• PROBLEM REQUIREMENTS
Can you set down, exactly as they appear below, the lines from the opening of the material through the one bearing "import seaborn as sns", minus the pictures?

====== RECORDED DATA

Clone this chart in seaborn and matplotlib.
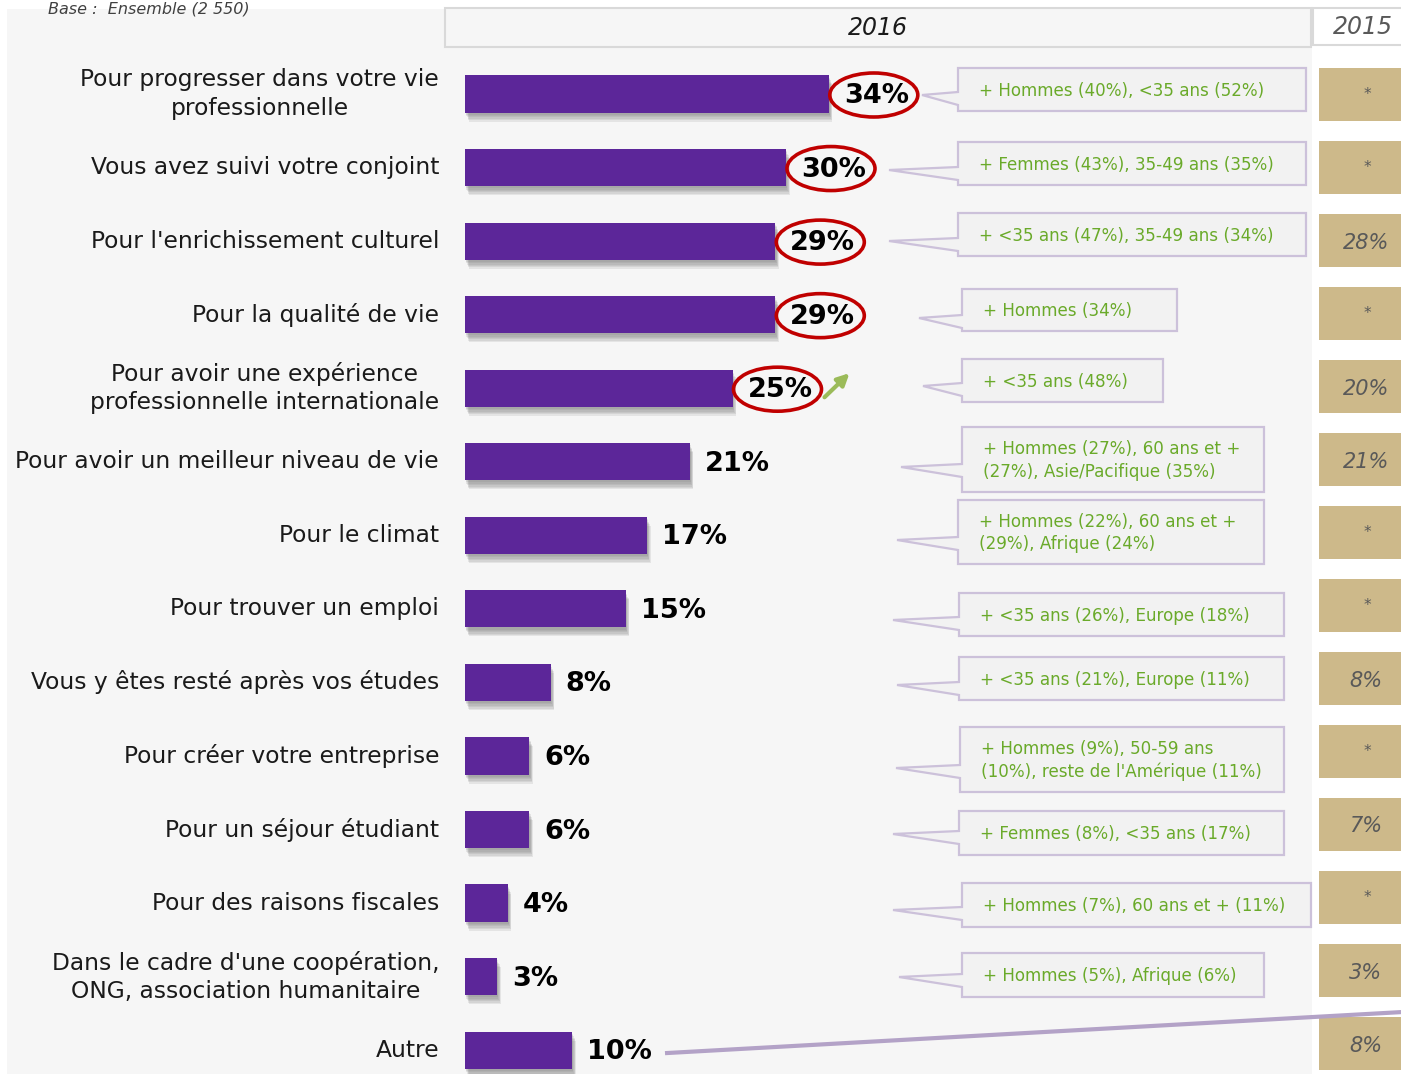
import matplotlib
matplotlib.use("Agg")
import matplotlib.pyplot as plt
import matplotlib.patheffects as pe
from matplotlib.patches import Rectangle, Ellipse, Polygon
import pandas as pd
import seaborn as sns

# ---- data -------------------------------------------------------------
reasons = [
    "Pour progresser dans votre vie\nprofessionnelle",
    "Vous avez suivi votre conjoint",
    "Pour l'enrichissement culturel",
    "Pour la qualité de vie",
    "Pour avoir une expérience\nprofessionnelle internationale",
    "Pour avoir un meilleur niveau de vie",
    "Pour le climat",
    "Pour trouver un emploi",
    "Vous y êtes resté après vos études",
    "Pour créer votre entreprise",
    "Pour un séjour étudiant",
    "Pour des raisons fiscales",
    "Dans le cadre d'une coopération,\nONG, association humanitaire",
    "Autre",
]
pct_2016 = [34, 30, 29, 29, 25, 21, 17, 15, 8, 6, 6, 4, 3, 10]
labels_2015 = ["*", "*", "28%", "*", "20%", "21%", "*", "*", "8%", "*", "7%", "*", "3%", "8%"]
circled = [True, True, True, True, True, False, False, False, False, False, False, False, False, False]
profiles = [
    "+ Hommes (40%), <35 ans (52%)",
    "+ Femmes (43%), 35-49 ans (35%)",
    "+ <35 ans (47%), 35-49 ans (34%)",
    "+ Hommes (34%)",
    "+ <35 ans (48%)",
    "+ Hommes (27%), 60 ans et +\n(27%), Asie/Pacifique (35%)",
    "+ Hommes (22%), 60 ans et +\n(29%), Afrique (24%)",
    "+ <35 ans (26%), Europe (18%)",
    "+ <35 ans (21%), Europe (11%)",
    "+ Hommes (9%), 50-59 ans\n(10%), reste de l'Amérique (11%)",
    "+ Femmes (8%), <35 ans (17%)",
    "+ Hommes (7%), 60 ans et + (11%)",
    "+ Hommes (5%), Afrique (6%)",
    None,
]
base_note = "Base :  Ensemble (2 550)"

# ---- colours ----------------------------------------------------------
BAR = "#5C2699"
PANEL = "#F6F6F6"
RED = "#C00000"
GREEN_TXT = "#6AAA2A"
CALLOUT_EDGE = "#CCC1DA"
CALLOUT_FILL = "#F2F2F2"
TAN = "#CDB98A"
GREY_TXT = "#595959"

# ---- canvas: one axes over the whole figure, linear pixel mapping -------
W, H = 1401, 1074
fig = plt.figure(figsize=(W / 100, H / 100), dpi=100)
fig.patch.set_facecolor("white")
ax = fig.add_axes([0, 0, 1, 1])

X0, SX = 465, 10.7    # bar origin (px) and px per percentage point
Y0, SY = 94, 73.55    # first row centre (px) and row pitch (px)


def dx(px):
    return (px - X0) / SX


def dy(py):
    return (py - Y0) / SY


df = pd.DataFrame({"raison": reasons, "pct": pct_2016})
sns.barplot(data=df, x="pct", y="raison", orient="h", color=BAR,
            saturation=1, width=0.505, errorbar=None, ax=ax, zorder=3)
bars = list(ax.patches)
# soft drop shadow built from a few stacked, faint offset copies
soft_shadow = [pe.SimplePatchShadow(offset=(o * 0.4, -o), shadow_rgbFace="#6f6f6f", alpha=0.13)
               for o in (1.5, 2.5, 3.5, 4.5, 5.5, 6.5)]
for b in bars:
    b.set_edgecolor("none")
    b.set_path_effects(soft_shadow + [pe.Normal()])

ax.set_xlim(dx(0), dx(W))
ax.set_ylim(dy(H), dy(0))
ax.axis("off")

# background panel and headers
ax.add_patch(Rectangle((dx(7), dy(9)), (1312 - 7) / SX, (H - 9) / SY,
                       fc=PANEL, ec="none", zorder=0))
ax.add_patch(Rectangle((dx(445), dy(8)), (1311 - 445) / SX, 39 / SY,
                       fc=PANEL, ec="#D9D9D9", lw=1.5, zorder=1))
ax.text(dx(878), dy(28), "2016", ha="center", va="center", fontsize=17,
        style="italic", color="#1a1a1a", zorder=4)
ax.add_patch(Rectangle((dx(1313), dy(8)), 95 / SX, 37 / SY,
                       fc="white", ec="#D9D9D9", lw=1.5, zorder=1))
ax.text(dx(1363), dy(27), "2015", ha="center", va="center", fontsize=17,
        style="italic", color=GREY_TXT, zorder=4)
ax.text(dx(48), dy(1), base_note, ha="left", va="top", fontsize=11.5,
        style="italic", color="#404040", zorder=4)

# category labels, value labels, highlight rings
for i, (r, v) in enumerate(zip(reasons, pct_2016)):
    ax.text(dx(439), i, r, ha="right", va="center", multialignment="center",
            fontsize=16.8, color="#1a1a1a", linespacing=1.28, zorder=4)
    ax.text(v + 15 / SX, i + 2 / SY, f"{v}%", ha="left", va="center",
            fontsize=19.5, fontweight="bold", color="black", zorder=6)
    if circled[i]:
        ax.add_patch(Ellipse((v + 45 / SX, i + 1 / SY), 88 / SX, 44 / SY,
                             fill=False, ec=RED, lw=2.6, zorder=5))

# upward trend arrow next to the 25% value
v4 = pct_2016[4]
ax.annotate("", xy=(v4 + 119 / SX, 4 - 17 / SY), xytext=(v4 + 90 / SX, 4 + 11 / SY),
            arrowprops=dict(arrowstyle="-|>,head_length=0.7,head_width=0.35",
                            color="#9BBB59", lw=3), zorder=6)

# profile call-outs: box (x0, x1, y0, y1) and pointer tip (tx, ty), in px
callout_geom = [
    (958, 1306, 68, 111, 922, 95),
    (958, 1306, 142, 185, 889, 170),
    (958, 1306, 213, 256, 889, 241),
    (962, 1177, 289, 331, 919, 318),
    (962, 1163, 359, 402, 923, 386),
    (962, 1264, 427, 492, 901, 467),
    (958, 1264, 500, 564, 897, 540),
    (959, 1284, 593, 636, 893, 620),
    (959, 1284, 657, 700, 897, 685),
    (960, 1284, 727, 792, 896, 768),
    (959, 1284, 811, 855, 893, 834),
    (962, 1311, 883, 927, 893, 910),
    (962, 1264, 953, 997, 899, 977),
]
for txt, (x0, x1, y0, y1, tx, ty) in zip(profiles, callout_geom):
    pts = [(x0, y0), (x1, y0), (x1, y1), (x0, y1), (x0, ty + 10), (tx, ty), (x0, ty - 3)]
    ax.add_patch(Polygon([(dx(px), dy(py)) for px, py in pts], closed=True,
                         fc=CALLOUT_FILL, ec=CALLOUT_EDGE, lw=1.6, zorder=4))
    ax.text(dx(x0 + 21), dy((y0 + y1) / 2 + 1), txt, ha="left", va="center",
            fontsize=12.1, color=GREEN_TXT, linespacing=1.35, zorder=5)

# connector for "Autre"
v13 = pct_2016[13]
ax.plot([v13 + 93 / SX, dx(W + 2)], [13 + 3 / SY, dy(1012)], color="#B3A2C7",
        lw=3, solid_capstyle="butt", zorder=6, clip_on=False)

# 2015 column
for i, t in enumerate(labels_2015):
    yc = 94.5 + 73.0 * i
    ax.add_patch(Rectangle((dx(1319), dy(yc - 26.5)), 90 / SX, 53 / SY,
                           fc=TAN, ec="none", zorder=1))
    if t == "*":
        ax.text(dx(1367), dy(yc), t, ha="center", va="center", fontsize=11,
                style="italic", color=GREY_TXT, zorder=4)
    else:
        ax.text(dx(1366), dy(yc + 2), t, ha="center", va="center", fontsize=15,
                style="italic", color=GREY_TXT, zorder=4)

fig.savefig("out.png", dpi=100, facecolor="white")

============

• EXERCISE RESULT
Clone this chart in seaborn and matplotlib.
import matplotlib
matplotlib.use("Agg")
import matplotlib.pyplot as plt
import matplotlib.patheffects as pe
from matplotlib.patches import Rectangle, Ellipse, Polygon
import pandas as pd
import seaborn as sns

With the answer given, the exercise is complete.